**WHAT IS NEEDED**
Print, word for word, the opening line of the data below and every line after it through the line that contains "13.2, 13.5]", but not the pictures.

**DATA**
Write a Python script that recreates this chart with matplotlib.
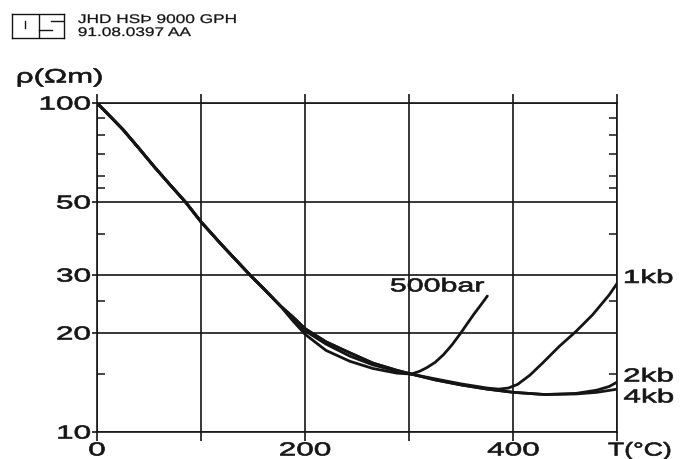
import matplotlib
matplotlib.use("Agg")
import matplotlib.pyplot as plt
from matplotlib.ticker import FixedLocator, NullFormatter
from matplotlib.patheffects import AbstractPathEffect
from matplotlib.transforms import Affine2D

plt.rcParams['font.family'] = ['Liberation Sans', 'DejaVu Sans']

# =========================
# DATA
# =========================
# part shared by all curves
t_common = [0, 12, 25, 40, 55, 70, 85, 100, 120, 147, 160, 176]
rho_common = [100, 91.5, 83, 73, 64, 56.5, 50, 43.5, 37, 30, 27.3, 24.2]

t_500bar = [188, 200, 220, 243, 265, 288, 302, 310, 317, 325, 333, 341, 349, 355, 362, 369, 375]
rho_500bar = [21.8, 19.8, 17.7, 16.4, 15.6, 15.1, 15.0, 15.3, 15.7, 16.3, 17.2, 18.4, 19.9,
              21.2, 22.8, 24.4, 25.9]

t_1kb = [188, 200, 220, 243, 265, 288, 302, 325, 350, 375, 386, 395, 404, 416, 428, 444, 460,
         476, 492, 500]
rho_1kb = [22.2, 20.3, 18.5, 17.0, 16.0, 15.3, 15.0, 14.5, 14.0, 13.6, 13.5, 13.6, 13.95,
           14.9, 16.2, 18.2, 20.2, 22.7, 26.1, 28.4]

t_2kb = [188, 200, 220, 243, 265, 288, 302, 325, 350, 375, 400, 430, 460, 480, 492, 500]
rho_2kb = [22.4, 20.6, 18.8, 17.4, 16.2, 15.4, 15.0, 14.4, 13.9, 13.5, 13.2, 13.0, 13.1,
           13.4, 13.75, 14.2]

t_4kb = [188, 200, 220, 243, 265, 288, 302, 325, 350, 375, 400, 430, 460, 480, 500]
rho_4kb = [22.4, 20.6, 18.8, 17.4, 16.2, 15.4, 15.0, 14.4, 13.9, 13.5, 13.2, 13.0, 13.05,
           13.2, 13.5]

x_ticks = [0, 100, 200, 300, 400, 500]
x_labels = ['0', '', '200', '', '400', '']
y_ticks = [10, 20, 30, 50, 100]
y_minor = [15, 25, 40, 55, 60, 70, 80, 90]

INK = '#151515'


# the scanned page is stretched sideways, so the lettering is wide and heavy
class Widen(AbstractPathEffect):
    def __init__(self, sx, anchor='center', lw=0.5):
        super().__init__()
        self.sx = sx
        self.anchor = anchor
        self.lw = lw

    def draw_path(self, renderer, gc, tpath, affine, rgbFace=None):
        box = tpath.transformed(affine).get_extents()
        if self.anchor == 'left':
            x0 = box.x0
        elif self.anchor == 'right':
            x0 = box.x1
        else:
            x0 = (box.x0 + box.x1) / 2
        tr = Affine2D(affine.get_matrix().copy()).translate(-x0, 0).scale(self.sx, 1).translate(x0, 0)
        gc0 = renderer.new_gc()
        gc0.copy_properties(gc)
        gc0.set_linewidth(self.lw)
        gc0.set_foreground(rgbFace)
        gc0.set_joinstyle('round')
        renderer.draw_path(gc0, tpath, tr, rgbFace)
        gc0.restore()


SX = 1.68
FS = 13.5

fig = plt.figure(figsize=(6.88, 4.59), dpi=100)
ax = fig.add_axes([0.141, 0.0588, 0.7565, 0.7168])

# =========================
# CURVES
# =========================
for t_tail, rho_tail in [(t_500bar, rho_500bar), (t_1kb, rho_1kb),
                         (t_2kb, rho_2kb), (t_4kb, rho_4kb)]:
    ax.plot(t_common + t_tail, rho_common + rho_tail, color=INK, lw=2.0,
            solid_capstyle='round', solid_joinstyle='round')

ax.set_yscale('log')
ax.set_xlim(0, 500)
ax.set_ylim(10, 100)

ax.set_xticks(x_ticks, labels=x_labels)
ax.set_yticks(y_ticks, labels=[str(v) for v in y_ticks])
ax.yaxis.set_minor_locator(FixedLocator(y_minor))
ax.yaxis.set_minor_formatter(NullFormatter())

ax.grid(True, which='major', color=INK, lw=1.2)
for s in ax.spines.values():
    s.set_linewidth(1.2)
    s.set_color(INK)

ax.tick_params(axis='x', which='major', top=True, bottom=True, direction='out',
               length=6.5, width=1.2, color=INK, labelsize=FS, pad=1, labelcolor=INK)
ax.tick_params(axis='y', which='major', left=True, right=False, direction='out',
               length=3.6, width=1.2, color=INK, labelsize=FS, pad=1, labelcolor=INK)
ax.tick_params(axis='y', which='minor', left=True, right=True, direction='in',
               length=5.8, width=1.1, color=INK)

for lbl in ax.get_xticklabels():
    lbl.set_path_effects([Widen(SX, 'center')])
for lbl in ax.get_yticklabels():
    lbl.set_path_effects([Widen(SX, 'right')])

# =========================
# LABELS
# =========================
ax.text(327, 27.6, '500bar', ha='center', va='center', fontsize=FS, color=INK,
        path_effects=[Widen(1.62, 'center')])
for txt, yy in [('1kb', 29.3), ('2kb', 14.7), ('4kb', 12.7)]:
    ax.text(506, yy, txt, ha='left', va='center', fontsize=FS, color=INK,
            path_effects=[Widen(SX, 'left')])
ax.text(491, 8.75, 'T(°C)', ha='left', va='center', fontsize=FS, color=INK,
        path_effects=[Widen(1.42, 'left')])

fig.text(0.087, 0.83, 'ρ(Ωm)', ha='center', va='center', fontsize=14, color=INK,
         path_effects=[Widen(1.6, 'center')])

# header with logo
fig.text(78 / 688, 1 - 20 / 459, 'JHD HSÞ 9000 GPH', ha='left', va='center',
         fontsize=9, color=INK, path_effects=[Widen(1.38, 'left', 0.2)])
fig.text(78 / 688, 1 - 33 / 459, '91.08.0397 AA', ha='left', va='center',
         fontsize=9, color=INK, path_effects=[Widen(1.38, 'left', 0.2)])

lax = fig.add_axes([12 / 688, 1 - 38 / 459, 52 / 688, 24 / 459])
lax.set_xticks([])
lax.set_yticks([])
lax.set_xlim(0, 1)
lax.set_ylim(0, 1)
for s in lax.spines.values():
    s.set_linewidth(1.0)
    s.set_color(INK)
lax.plot([0.51, 0.51], [0, 1], color=INK, lw=1.0)
lax.plot([0.25, 0.25], [0.42, 0.71], color=INK, lw=1.0)
lax.plot([0.75, 1.0], [0.70, 0.70], color=INK, lw=1.0)
lax.plot([0.51, 0.76], [0.33, 0.33], color=INK, lw=1.0)

fig.savefig('out.png', dpi=100)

**COMPLETE ANSWER**
Write a Python script that recreates this chart with matplotlib.
import matplotlib
matplotlib.use("Agg")
import matplotlib.pyplot as plt
from matplotlib.ticker import FixedLocator, NullFormatter
from matplotlib.patheffects import AbstractPathEffect
from matplotlib.transforms import Affine2D

plt.rcParams['font.family'] = ['Liberation Sans', 'DejaVu Sans']

# =========================
# DATA
# =========================
# part shared by all curves
t_common = [0, 12, 25, 40, 55, 70, 85, 100, 120, 147, 160, 176]
rho_common = [100, 91.5, 83, 73, 64, 56.5, 50, 43.5, 37, 30, 27.3, 24.2]

t_500bar = [188, 200, 220, 243, 265, 288, 302, 310, 317, 325, 333, 341, 349, 355, 362, 369, 375]
rho_500bar = [21.8, 19.8, 17.7, 16.4, 15.6, 15.1, 15.0, 15.3, 15.7, 16.3, 17.2, 18.4, 19.9,
              21.2, 22.8, 24.4, 25.9]

t_1kb = [188, 200, 220, 243, 265, 288, 302, 325, 350, 375, 386, 395, 404, 416, 428, 444, 460,
         476, 492, 500]
rho_1kb = [22.2, 20.3, 18.5, 17.0, 16.0, 15.3, 15.0, 14.5, 14.0, 13.6, 13.5, 13.6, 13.95,
           14.9, 16.2, 18.2, 20.2, 22.7, 26.1, 28.4]

t_2kb = [188, 200, 220, 243, 265, 288, 302, 325, 350, 375, 400, 430, 460, 480, 492, 500]
rho_2kb = [22.4, 20.6, 18.8, 17.4, 16.2, 15.4, 15.0, 14.4, 13.9, 13.5, 13.2, 13.0, 13.1,
           13.4, 13.75, 14.2]

t_4kb = [188, 200, 220, 243, 265, 288, 302, 325, 350, 375, 400, 430, 460, 480, 500]
rho_4kb = [22.4, 20.6, 18.8, 17.4, 16.2, 15.4, 15.0, 14.4, 13.9, 13.5, 13.2, 13.0, 13.05,
           13.2, 13.5]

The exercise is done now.